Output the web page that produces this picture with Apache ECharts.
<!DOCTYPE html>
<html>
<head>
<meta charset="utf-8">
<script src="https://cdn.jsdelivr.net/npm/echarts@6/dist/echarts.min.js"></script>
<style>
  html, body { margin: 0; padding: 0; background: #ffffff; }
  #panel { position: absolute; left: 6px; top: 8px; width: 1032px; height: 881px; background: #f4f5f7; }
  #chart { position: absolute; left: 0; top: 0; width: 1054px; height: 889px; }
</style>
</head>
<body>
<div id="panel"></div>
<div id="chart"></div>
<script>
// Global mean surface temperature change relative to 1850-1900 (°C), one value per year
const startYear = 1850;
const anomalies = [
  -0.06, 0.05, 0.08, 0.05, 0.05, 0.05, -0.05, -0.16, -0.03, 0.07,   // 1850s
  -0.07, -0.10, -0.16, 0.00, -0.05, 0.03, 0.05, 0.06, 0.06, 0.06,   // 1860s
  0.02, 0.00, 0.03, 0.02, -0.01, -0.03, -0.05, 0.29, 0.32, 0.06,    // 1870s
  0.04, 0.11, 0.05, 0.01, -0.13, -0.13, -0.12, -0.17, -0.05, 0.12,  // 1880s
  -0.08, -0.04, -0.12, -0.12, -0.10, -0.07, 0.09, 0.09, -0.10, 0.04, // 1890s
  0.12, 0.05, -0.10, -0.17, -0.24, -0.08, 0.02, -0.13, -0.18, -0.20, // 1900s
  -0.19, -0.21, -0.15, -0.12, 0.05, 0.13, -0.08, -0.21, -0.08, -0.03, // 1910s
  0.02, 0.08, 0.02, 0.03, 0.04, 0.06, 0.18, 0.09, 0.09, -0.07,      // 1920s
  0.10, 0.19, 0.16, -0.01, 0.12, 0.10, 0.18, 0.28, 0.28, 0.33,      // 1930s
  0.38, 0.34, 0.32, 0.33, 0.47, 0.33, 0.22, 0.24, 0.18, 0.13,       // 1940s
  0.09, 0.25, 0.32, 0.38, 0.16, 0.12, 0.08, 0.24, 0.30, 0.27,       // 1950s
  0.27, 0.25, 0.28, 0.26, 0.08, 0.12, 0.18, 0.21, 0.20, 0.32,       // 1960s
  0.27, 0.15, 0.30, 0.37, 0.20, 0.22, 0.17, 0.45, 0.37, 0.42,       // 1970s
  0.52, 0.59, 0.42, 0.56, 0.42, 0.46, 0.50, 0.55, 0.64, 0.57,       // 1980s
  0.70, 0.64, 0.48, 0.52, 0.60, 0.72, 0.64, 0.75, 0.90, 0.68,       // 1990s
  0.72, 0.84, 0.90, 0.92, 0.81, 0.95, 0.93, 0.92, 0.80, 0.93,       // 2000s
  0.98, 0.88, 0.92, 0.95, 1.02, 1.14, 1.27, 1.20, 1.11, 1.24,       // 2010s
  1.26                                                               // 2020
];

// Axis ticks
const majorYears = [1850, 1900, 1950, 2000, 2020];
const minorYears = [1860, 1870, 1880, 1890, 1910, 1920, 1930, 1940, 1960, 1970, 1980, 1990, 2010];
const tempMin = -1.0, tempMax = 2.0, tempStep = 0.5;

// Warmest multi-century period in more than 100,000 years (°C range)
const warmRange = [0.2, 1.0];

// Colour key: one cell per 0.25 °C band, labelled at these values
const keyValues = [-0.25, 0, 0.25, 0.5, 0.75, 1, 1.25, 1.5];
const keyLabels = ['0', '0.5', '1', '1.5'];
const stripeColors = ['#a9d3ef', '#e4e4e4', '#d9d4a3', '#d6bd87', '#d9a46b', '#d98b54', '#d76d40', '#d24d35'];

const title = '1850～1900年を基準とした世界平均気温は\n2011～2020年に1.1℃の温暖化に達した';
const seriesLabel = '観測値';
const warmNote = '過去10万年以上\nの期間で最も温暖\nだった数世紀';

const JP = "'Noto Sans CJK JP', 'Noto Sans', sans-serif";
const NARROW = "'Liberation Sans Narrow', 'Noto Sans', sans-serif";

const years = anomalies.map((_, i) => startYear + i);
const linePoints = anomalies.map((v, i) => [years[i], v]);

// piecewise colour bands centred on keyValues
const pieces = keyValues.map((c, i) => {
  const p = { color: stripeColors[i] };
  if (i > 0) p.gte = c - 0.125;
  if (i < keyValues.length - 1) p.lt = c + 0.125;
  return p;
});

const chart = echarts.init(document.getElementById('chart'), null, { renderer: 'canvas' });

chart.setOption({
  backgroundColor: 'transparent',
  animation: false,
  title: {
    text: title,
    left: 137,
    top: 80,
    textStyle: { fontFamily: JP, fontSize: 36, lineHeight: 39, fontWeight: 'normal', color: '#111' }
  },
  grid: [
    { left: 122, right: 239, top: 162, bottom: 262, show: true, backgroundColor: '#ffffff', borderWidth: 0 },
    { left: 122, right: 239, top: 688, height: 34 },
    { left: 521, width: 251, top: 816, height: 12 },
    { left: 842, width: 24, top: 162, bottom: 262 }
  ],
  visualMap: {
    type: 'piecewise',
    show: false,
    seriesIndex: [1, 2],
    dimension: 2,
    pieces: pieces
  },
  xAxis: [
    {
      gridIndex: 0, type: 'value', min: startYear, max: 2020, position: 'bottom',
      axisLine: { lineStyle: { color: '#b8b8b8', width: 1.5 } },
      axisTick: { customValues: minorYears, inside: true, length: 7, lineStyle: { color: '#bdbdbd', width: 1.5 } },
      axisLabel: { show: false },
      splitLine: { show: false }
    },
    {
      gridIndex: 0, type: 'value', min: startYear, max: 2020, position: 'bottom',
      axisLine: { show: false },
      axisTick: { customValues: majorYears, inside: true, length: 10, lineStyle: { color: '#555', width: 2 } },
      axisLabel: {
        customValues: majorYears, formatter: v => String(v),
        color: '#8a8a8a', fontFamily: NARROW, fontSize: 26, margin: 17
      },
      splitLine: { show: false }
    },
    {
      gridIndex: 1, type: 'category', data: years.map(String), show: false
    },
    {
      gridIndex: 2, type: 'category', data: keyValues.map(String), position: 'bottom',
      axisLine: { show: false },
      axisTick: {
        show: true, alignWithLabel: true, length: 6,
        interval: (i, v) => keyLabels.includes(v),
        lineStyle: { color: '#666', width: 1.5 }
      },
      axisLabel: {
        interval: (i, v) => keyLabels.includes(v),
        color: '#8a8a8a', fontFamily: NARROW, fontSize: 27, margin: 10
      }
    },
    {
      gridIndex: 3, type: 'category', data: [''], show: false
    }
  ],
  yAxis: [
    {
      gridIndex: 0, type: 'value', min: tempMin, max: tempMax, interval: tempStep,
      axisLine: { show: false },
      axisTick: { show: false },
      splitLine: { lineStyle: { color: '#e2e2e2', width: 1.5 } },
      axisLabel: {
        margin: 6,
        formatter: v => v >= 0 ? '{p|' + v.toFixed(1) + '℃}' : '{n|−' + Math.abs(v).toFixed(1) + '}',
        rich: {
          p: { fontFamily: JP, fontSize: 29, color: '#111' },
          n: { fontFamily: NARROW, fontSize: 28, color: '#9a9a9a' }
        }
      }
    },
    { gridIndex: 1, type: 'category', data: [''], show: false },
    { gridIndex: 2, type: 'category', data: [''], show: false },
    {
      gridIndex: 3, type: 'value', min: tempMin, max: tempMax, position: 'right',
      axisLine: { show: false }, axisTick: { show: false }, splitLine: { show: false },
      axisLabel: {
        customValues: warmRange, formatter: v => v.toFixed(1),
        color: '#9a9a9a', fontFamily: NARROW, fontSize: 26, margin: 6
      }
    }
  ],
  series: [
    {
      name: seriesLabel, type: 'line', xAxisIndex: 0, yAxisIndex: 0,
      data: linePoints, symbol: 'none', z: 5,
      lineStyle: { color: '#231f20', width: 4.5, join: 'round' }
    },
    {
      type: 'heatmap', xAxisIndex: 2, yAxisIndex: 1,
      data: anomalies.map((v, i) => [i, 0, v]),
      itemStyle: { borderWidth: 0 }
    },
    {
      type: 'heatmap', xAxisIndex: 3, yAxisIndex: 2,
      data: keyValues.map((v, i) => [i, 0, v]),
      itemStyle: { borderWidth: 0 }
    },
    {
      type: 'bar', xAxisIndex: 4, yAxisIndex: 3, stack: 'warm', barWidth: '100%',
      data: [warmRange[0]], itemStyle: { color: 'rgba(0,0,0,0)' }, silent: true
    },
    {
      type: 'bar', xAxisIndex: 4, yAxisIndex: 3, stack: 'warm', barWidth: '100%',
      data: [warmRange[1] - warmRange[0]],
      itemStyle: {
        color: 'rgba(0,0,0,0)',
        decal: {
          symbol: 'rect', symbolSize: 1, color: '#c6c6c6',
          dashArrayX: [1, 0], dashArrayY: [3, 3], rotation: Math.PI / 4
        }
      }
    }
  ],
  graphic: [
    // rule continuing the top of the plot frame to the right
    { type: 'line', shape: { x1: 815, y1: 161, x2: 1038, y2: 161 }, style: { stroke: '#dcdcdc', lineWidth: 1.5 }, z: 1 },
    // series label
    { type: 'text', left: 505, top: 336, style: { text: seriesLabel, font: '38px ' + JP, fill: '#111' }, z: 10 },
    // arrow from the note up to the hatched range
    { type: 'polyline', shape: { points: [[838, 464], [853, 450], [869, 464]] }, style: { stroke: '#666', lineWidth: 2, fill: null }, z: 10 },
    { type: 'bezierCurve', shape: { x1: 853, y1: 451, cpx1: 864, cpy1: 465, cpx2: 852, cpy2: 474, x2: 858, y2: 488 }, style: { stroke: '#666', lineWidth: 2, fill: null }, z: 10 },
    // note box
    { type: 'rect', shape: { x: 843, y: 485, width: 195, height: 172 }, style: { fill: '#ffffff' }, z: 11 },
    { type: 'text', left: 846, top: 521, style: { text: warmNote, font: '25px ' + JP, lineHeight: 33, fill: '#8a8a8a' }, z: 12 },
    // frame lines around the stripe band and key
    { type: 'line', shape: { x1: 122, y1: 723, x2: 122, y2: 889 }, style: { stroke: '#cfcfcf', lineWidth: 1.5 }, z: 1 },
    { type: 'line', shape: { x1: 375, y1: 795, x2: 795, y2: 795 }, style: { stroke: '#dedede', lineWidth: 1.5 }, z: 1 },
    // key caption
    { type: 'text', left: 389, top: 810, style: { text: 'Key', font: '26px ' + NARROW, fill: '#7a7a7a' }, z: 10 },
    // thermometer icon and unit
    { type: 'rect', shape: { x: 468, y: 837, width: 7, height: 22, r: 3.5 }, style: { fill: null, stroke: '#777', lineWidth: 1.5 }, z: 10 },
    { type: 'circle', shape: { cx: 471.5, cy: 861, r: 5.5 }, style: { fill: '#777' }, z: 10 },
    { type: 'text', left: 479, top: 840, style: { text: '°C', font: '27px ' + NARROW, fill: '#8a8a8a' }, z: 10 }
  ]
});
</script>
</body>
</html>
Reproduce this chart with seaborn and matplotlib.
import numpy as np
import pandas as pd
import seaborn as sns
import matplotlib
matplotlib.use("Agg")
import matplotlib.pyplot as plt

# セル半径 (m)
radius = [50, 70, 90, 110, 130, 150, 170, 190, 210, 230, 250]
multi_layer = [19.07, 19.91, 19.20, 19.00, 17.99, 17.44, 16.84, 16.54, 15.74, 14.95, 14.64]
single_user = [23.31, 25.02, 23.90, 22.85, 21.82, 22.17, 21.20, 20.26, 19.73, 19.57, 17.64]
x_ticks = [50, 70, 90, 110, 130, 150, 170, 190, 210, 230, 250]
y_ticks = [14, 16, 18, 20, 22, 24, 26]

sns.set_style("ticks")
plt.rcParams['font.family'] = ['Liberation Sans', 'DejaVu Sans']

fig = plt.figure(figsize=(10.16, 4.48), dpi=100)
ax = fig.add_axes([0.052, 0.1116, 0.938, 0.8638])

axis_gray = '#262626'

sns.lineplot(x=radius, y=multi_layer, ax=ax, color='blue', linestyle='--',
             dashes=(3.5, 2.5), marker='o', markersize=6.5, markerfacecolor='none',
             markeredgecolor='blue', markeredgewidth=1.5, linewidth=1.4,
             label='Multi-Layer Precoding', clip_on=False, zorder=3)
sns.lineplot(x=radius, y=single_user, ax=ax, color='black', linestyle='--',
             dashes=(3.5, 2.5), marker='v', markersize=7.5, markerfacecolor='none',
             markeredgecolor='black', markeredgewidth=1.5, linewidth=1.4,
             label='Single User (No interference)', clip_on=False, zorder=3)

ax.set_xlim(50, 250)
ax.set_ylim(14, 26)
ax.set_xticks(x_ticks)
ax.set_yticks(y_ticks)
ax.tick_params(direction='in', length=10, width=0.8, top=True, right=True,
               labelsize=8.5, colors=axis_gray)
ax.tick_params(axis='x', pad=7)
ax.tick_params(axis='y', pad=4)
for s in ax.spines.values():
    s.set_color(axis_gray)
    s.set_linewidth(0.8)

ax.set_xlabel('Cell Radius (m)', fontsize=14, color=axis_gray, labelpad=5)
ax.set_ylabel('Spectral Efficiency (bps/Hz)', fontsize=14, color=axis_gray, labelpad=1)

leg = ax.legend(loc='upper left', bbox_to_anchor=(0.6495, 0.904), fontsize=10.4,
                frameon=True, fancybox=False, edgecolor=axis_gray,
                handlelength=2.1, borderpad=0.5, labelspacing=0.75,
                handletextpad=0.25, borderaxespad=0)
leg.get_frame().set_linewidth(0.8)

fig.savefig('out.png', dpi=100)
_ _ _ _
EXERCISE PROMPT>
Begin at the line that has "Reproduce this chart", stop after the line that has "ax = fig.add_axes([0.052, 0.1116, 0.938, 0.8638])", and repeat exactly those lines, nothing more.

OUTPUT FOR THIS TASK>
Reproduce this chart with seaborn and matplotlib.
import numpy as np
import pandas as pd
import seaborn as sns
import matplotlib
matplotlib.use("Agg")
import matplotlib.pyplot as plt

# セル半径 (m)
radius = [50, 70, 90, 110, 130, 150, 170, 190, 210, 230, 250]
multi_layer = [19.07, 19.91, 19.20, 19.00, 17.99, 17.44, 16.84, 16.54, 15.74, 14.95, 14.64]
single_user = [23.31, 25.02, 23.90, 22.85, 21.82, 22.17, 21.20, 20.26, 19.73, 19.57, 17.64]
x_ticks = [50, 70, 90, 110, 130, 150, 170, 190, 210, 230, 250]
y_ticks = [14, 16, 18, 20, 22, 24, 26]

sns.set_style("ticks")
plt.rcParams['font.family'] = ['Liberation Sans', 'DejaVu Sans']

fig = plt.figure(figsize=(10.16, 4.48), dpi=100)
ax = fig.add_axes([0.052, 0.1116, 0.938, 0.8638])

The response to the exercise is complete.